Reproduce the listing word for word. Skip any image.

Material provided:
•••

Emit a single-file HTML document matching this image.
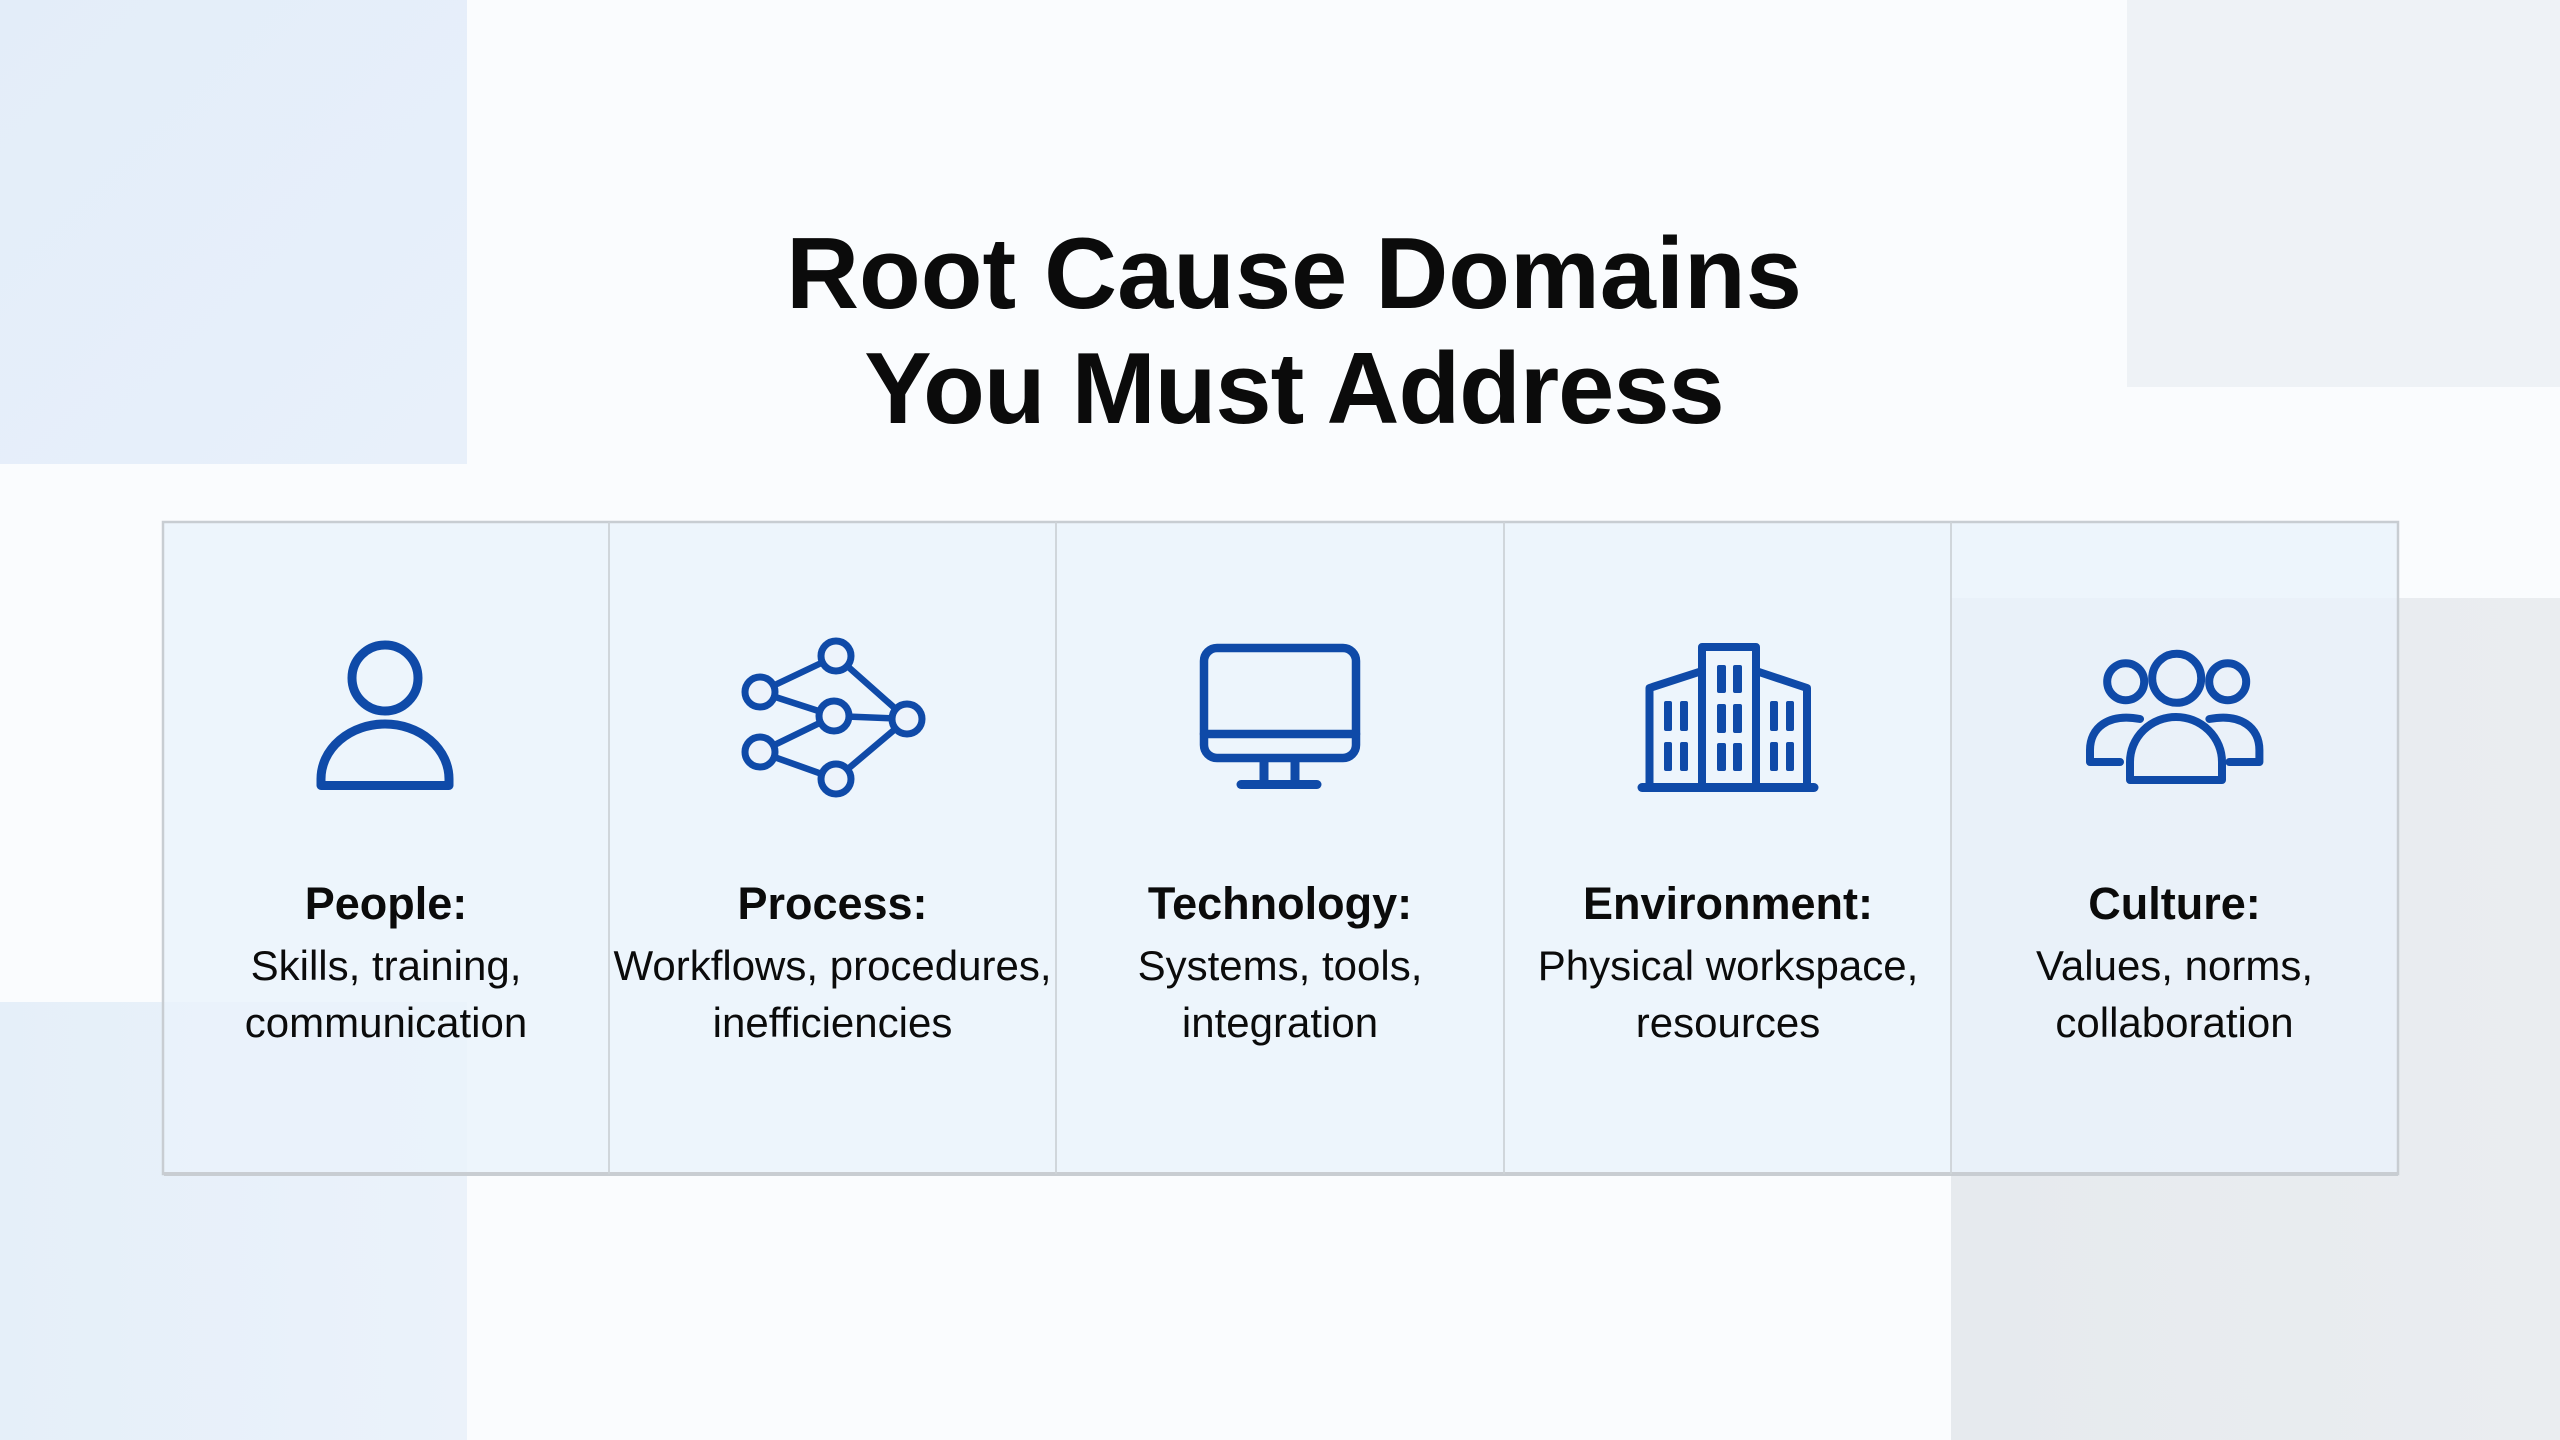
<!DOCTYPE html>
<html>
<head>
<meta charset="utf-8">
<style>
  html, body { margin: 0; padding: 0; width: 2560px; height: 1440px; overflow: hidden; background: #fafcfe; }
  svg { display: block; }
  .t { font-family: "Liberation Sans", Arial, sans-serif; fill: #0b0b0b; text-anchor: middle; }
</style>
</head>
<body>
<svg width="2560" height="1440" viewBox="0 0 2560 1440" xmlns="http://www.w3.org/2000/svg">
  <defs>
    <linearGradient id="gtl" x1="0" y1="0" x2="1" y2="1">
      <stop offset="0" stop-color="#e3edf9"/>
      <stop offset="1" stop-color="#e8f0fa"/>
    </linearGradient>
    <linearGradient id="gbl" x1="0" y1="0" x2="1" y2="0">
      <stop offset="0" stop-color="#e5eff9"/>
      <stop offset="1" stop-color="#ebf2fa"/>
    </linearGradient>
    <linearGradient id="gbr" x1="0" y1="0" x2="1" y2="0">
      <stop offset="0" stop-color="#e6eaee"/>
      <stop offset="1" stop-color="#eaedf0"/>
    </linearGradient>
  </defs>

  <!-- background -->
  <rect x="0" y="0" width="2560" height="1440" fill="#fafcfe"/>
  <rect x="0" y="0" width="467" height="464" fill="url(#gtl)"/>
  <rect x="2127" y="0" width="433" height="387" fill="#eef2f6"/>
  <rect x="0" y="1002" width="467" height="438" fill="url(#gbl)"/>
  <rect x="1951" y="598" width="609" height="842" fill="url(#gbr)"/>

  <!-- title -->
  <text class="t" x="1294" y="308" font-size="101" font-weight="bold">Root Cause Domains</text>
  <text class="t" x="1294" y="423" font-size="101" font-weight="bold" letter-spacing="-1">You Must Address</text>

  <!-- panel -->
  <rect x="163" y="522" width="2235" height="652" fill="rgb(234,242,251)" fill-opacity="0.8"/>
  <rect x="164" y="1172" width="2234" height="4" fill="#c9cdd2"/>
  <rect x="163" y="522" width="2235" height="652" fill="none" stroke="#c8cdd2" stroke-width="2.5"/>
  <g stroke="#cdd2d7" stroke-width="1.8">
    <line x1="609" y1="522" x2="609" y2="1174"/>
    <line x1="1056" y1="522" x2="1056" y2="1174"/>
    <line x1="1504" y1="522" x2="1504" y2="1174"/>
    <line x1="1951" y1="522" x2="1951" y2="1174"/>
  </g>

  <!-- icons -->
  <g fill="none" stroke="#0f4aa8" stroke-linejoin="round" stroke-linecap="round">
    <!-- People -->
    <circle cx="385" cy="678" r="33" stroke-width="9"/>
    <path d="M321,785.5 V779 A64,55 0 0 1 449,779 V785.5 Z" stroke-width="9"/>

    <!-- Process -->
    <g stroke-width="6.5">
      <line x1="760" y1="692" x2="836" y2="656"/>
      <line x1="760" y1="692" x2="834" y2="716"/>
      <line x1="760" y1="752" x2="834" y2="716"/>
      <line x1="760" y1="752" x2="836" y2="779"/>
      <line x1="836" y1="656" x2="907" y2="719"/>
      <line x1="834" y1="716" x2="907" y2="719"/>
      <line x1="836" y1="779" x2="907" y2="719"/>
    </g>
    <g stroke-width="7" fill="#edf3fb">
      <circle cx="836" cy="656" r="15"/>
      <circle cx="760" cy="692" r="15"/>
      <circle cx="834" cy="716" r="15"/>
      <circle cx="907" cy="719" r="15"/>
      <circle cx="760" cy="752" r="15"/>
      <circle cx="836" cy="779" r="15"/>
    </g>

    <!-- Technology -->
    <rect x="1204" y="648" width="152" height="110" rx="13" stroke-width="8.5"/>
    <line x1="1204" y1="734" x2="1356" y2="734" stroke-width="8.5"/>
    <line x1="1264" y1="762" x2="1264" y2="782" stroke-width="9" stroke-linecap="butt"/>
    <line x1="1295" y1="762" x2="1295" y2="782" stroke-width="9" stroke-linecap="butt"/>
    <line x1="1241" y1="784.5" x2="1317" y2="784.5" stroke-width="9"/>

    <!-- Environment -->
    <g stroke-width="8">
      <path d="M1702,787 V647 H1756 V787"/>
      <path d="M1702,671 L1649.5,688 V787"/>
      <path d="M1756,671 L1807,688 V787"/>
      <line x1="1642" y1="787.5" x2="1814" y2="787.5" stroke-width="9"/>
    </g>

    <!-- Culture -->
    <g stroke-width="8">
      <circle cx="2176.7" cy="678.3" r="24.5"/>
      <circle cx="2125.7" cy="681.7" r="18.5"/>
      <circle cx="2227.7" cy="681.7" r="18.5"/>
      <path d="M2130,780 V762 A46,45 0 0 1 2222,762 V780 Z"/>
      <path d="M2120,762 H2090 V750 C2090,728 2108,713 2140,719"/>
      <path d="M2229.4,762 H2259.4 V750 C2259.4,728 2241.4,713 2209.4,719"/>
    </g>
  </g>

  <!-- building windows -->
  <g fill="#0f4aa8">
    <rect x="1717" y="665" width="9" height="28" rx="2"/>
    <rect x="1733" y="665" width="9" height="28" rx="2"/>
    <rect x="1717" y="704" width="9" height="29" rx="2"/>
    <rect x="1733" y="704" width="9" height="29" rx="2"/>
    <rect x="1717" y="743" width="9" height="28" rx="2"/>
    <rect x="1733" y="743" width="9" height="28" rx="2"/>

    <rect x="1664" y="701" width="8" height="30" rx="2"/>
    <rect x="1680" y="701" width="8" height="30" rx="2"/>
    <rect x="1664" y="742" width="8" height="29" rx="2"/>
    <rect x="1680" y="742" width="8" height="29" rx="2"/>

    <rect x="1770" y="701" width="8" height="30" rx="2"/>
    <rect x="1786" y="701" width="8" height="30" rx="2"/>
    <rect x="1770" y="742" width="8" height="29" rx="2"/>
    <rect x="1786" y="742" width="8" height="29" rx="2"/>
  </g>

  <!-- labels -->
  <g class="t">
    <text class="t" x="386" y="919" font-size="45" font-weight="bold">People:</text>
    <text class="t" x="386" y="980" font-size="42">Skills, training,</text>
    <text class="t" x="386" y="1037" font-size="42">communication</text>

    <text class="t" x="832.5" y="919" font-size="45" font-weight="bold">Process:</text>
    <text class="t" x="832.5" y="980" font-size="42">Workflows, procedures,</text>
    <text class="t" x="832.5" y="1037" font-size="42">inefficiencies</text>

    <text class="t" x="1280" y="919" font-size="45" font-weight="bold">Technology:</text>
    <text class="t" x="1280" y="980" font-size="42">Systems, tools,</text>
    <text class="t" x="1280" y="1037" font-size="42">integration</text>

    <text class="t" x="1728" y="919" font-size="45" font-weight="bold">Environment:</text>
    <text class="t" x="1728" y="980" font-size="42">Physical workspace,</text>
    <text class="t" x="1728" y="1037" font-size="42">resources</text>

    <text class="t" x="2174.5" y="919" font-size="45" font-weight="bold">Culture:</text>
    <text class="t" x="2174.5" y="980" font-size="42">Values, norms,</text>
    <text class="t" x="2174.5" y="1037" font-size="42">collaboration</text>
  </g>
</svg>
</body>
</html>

•••

Task solution:
Emit a single-file HTML document matching this image.
<!DOCTYPE html>
<html>
<head>
<meta charset="utf-8">
<style>
  html, body { margin: 0; padding: 0; width: 2560px; height: 1440px; overflow: hidden; background: #fafcfe; }
  svg { display: block; }
  .t { font-family: "Liberation Sans", Arial, sans-serif; fill: #0b0b0b; text-anchor: middle; }
</style>
</head>
<body>
<svg width="2560" height="1440" viewBox="0 0 2560 1440" xmlns="http://www.w3.org/2000/svg">
  <defs>
    <linearGradient id="gtl" x1="0" y1="0" x2="1" y2="1">
      <stop offset="0" stop-color="#e3edf9"/>
      <stop offset="1" stop-color="#e8f0fa"/>
    </linearGradient>
    <linearGradient id="gbl" x1="0" y1="0" x2="1" y2="0">
      <stop offset="0" stop-color="#e5eff9"/>
      <stop offset="1" stop-color="#ebf2fa"/>
    </linearGradient>
    <linearGradient id="gbr" x1="0" y1="0" x2="1" y2="0">
      <stop offset="0" stop-color="#e6eaee"/>
      <stop offset="1" stop-color="#eaedf0"/>
    </linearGradient>
  </defs>

  <!-- background -->
  <rect x="0" y="0" width="2560" height="1440" fill="#fafcfe"/>
  <rect x="0" y="0" width="467" height="464" fill="url(#gtl)"/>
  <rect x="2127" y="0" width="433" height="387" fill="#eef2f6"/>
  <rect x="0" y="1002" width="467" height="438" fill="url(#gbl)"/>
  <rect x="1951" y="598" width="609" height="842" fill="url(#gbr)"/>

  <!-- title -->
  <text class="t" x="1294" y="308" font-size="101" font-weight="bold">Root Cause Domains</text>
  <text class="t" x="1294" y="423" font-size="101" font-weight="bold" letter-spacing="-1">You Must Address</text>

  <!-- panel -->
  <rect x="163" y="522" width="2235" height="652" fill="rgb(234,242,251)" fill-opacity="0.8"/>
  <rect x="164" y="1172" width="2234" height="4" fill="#c9cdd2"/>
  <rect x="163" y="522" width="2235" height="652" fill="none" stroke="#c8cdd2" stroke-width="2.5"/>
  <g stroke="#cdd2d7" stroke-width="1.8">
    <line x1="609" y1="522" x2="609" y2="1174"/>
    <line x1="1056" y1="522" x2="1056" y2="1174"/>
    <line x1="1504" y1="522" x2="1504" y2="1174"/>
    <line x1="1951" y1="522" x2="1951" y2="1174"/>
  </g>

  <!-- icons -->
  <g fill="none" stroke="#0f4aa8" stroke-linejoin="round" stroke-linecap="round">
    <!-- People -->
    <circle cx="385" cy="678" r="33" stroke-width="9"/>
    <path d="M321,785.5 V779 A64,55 0 0 1 449,779 V785.5 Z" stroke-width="9"/>

    <!-- Process -->
    <g stroke-width="6.5">
      <line x1="760" y1="692" x2="836" y2="656"/>
      <line x1="760" y1="692" x2="834" y2="716"/>
      <line x1="760" y1="752" x2="834" y2="716"/>
      <line x1="760" y1="752" x2="836" y2="779"/>
      <line x1="836" y1="656" x2="907" y2="719"/>
      <line x1="834" y1="716" x2="907" y2="719"/>
      <line x1="836" y1="779" x2="907" y2="719"/>
    </g>
    <g stroke-width="7" fill="#edf3fb">
      <circle cx="836" cy="656" r="15"/>
      <circle cx="760" cy="692" r="15"/>
      <circle cx="834" cy="716" r="15"/>
      <circle cx="907" cy="719" r="15"/>
      <circle cx="760" cy="752" r="15"/>
      <circle cx="836" cy="779" r="15"/>
    </g>

    <!-- Technology -->
    <rect x="1204" y="648" width="152" height="110" rx="13" stroke-width="8.5"/>
    <line x1="1204" y1="734" x2="1356" y2="734" stroke-width="8.5"/>
    <line x1="1264" y1="762" x2="1264" y2="782" stroke-width="9" stroke-linecap="butt"/>
    <line x1="1295" y1="762" x2="1295" y2="782" stroke-width="9" stroke-linecap="butt"/>
    <line x1="1241" y1="784.5" x2="1317" y2="784.5" stroke-width="9"/>

    <!-- Environment -->
    <g stroke-width="8">
      <path d="M1702,787 V647 H1756 V787"/>
      <path d="M1702,671 L1649.5,688 V787"/>
      <path d="M1756,671 L1807,688 V787"/>
      <line x1="1642" y1="787.5" x2="1814" y2="787.5" stroke-width="9"/>
    </g>

    <!-- Culture -->
    <g stroke-width="8">
      <circle cx="2176.7" cy="678.3" r="24.5"/>
      <circle cx="2125.7" cy="681.7" r="18.5"/>
      <circle cx="2227.7" cy="681.7" r="18.5"/>
      <path d="M2130,780 V762 A46,45 0 0 1 2222,762 V780 Z"/>
      <path d="M2120,762 H2090 V750 C2090,728 2108,713 2140,719"/>
      <path d="M2229.4,762 H2259.4 V750 C2259.4,728 2241.4,713 2209.4,719"/>
    </g>
  </g>

  <!-- building windows -->
  <g fill="#0f4aa8">
    <rect x="1717" y="665" width="9" height="28" rx="2"/>
    <rect x="1733" y="665" width="9" height="28" rx="2"/>
    <rect x="1717" y="704" width="9" height="29" rx="2"/>
    <rect x="1733" y="704" width="9" height="29" rx="2"/>
    <rect x="1717" y="743" width="9" height="28" rx="2"/>
    <rect x="1733" y="743" width="9" height="28" rx="2"/>

    <rect x="1664" y="701" width="8" height="30" rx="2"/>
    <rect x="1680" y="701" width="8" height="30" rx="2"/>
    <rect x="1664" y="742" width="8" height="29" rx="2"/>
    <rect x="1680" y="742" width="8" height="29" rx="2"/>

    <rect x="1770" y="701" width="8" height="30" rx="2"/>
    <rect x="1786" y="701" width="8" height="30" rx="2"/>
    <rect x="1770" y="742" width="8" height="29" rx="2"/>
    <rect x="1786" y="742" width="8" height="29" rx="2"/>
  </g>

  <!-- labels -->
  <g class="t">
    <text class="t" x="386" y="919" font-size="45" font-weight="bold">People:</text>
    <text class="t" x="386" y="980" font-size="42">Skills, training,</text>
    <text class="t" x="386" y="1037" font-size="42">communication</text>

    <text class="t" x="832.5" y="919" font-size="45" font-weight="bold">Process:</text>
    <text class="t" x="832.5" y="980" font-size="42">Workflows, procedures,</text>
    <text class="t" x="832.5" y="1037" font-size="42">inefficiencies</text>

    <text class="t" x="1280" y="919" font-size="45" font-weight="bold">Technology:</text>
    <text class="t" x="1280" y="980" font-size="42">Systems, tools,</text>
    <text class="t" x="1280" y="1037" font-size="42">integration</text>

    <text class="t" x="1728" y="919" font-size="45" font-weight="bold">Environment:</text>
    <text class="t" x="1728" y="980" font-size="42">Physical workspace,</text>
    <text class="t" x="1728" y="1037" font-size="42">resources</text>

    <text class="t" x="2174.5" y="919" font-size="45" font-weight="bold">Culture:</text>
    <text class="t" x="2174.5" y="980" font-size="42">Values, norms,</text>
    <text class="t" x="2174.5" y="1037" font-size="42">collaboration</text>
  </g>
</svg>
</body>
</html>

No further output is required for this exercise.